Despite these concerns, the Aukus pact enjoys bipartisan support in all three countries. Australia’s governing Labor party, like the Liberals who negotiated the pact, regards Aukus as a necessary response to a decades-long military build-up by China that has provided Beijing with the largest navy in the world. Like the Americans, the Australians are concerned by a pattern of aggressive Chinese behaviour — including the building of military bases in the South China Sea, deadly clashes with the Indian army and, above all, increasing belligerence towards Taiwan.

For the designers of Aukus, the purpose of the pact is not to wage a war but to prevent one. It is justified as a classic act of deterrence, intended to dissuade China from deploying its military muscle against Taiwan or in the South China Sea. They believe that the west’s failure to respond forcefully earlier encouraged China to keep pushing. As one senior Australian official puts it: “Weakness is provocative.”

Arthur Sinodinos, Australia’s ambassador to Washington, has described Aukus as a “moonshot”. Like the original moonshot, it requires an act of faith that — with sufficient determination and national will — technological and economic problems can be overcome.

As tensions rise with China and Russia, all three Aukus countries see a merit in tightening what is already a very close security and intelligence relationship. The Americans see China as the biggest geopolitical and security challenge they face — and understand that they need allies to counter Chinese power. In Washington, Aukus is seen as a demonstration of US determination not to back away from the Indo-Pacific. One senior official even defends the way France was treated as a useful demonstration of American “ruthlessness”.

Australians know that, throughout their nation’s history, a friendly power — first Britain, then America — has ensured the openness of the oceans to their north.

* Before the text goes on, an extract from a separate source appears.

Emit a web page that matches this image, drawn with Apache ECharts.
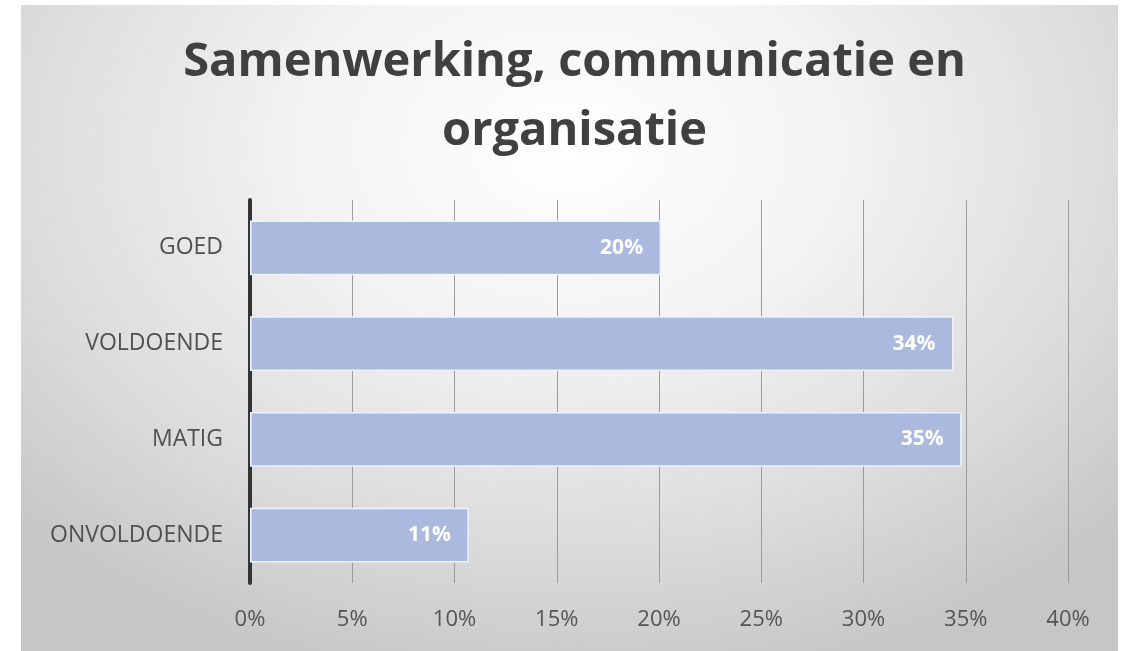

The idea that one day these oceans might be dominated by an authoritarian China deeply unsettles Canberra, particularly given the recent sharp deterioration in Sino-Australian relations. Binding the Americans into a tighter security relationship is seen as an important guarantee for the future.

As for the British, they argue that the security of Europe is “indivisible” from the security of the Indo-Pacific, particularly given the increasingly close relationship between Russia and China. For a Conservative government that is still trying to make sense of Brexit, Aukus is also a useful symbol that “Global Britain” can be something more than an empty slogan.

The mood on board the USS Missouri is likely to be celebratory. But the underlying reality is grim. The US, the UK and Australia, having fought on the same side in two world wars, are again preparing for a possible global conflict.